Consequentially, his success eventually feels like a result of well-timed lucky breaks. Such an impression is difficult to shake off, given the curtness of Balki's compartmentalized storytelling. He loves his stars, and is forever prepared to convolute his rhythm in order to give them the stage.
Which brings me to Akshay Kumar's vast shadow over this film. The problem isn't in his performance, but in the directness of his character. It's in the way most of Hindi cinema's biopic makers choose to understand the idea of intelligence. Lakshmi's unconventionality, like that of many path-breakers, is supposed to be misunderstood. It is perhaps even appropriate that he displays a heightened sense of self-awareness by calling out bullshit on society's customs and inbuilt hypocrisy. But when someone like Kumar – or Priyanka Chopra, Farhan Akhtar, Shah Rukh Khan – plays the role of an outlier, he looks like a movie hero abruptly parachuted into this environment rather than a rebel analyzing his odds against the system. Instead of being an extraordinary product of his roots, Lakshmi perpetually sounds in a race to bolster his own legend.

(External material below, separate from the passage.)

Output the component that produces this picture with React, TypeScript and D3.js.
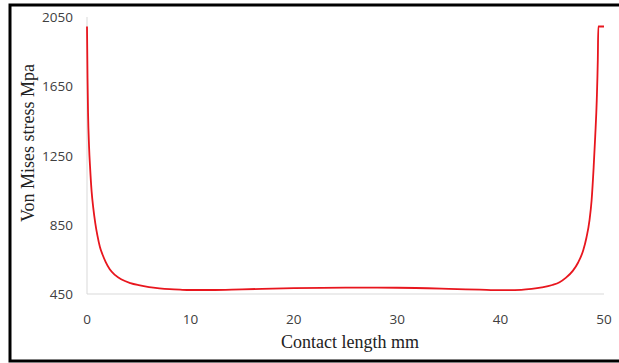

He is meant to see issues that others don't, but he sees them through the eyes of a viewer and not a participant. When a chemist shadily hands him a pack of pads under the counter, it's not Lakshmi but Kumar reacting the way we would – with a wisecrack, almost breaking the fourth wall, as if he were an alien to his own culture up till then. It's why Rajkumar Hirani's PK works where others don't – it makes sense for an alien to have an identity crisis and teach humanity a lesson far more than it does for an enlightened human to visibly school his own race.
It's easy to dismiss Pad Man for the same reasons as Toilet: Ek Prem Katha. Both are glorified PSAs with a superstar making a profit out of playing the savior of womanhood. There's solace to be found in the fact that Pad Man isn't as flimsily political and nationalistic as Toilet, and especially in the fact that the pre-movie National Anthem for once didn't look like the official opening shot of an Akshay Kumar-starrer. The flag-bearing trailer of his next, Gold, promptly accounted for this August's patriotic-drinking game.
But then again, there's no solace to be found in a scene that has a single Sikh father sympathize with Pad Man by delivering the most gender-fluid R. Balki line possible: "Baap hone ka mazza maa banne se aata hai" [The joy of being a father lies in being a mother]. In case it wasn't abundantly clear, he follows it up with: "Mard hone ka mazza andar ki aurat jagaane se aata hai."
Who let Ki & Ka's Arjun Kapoor grow old and gatecrash Pad Man's (vegetarian) party?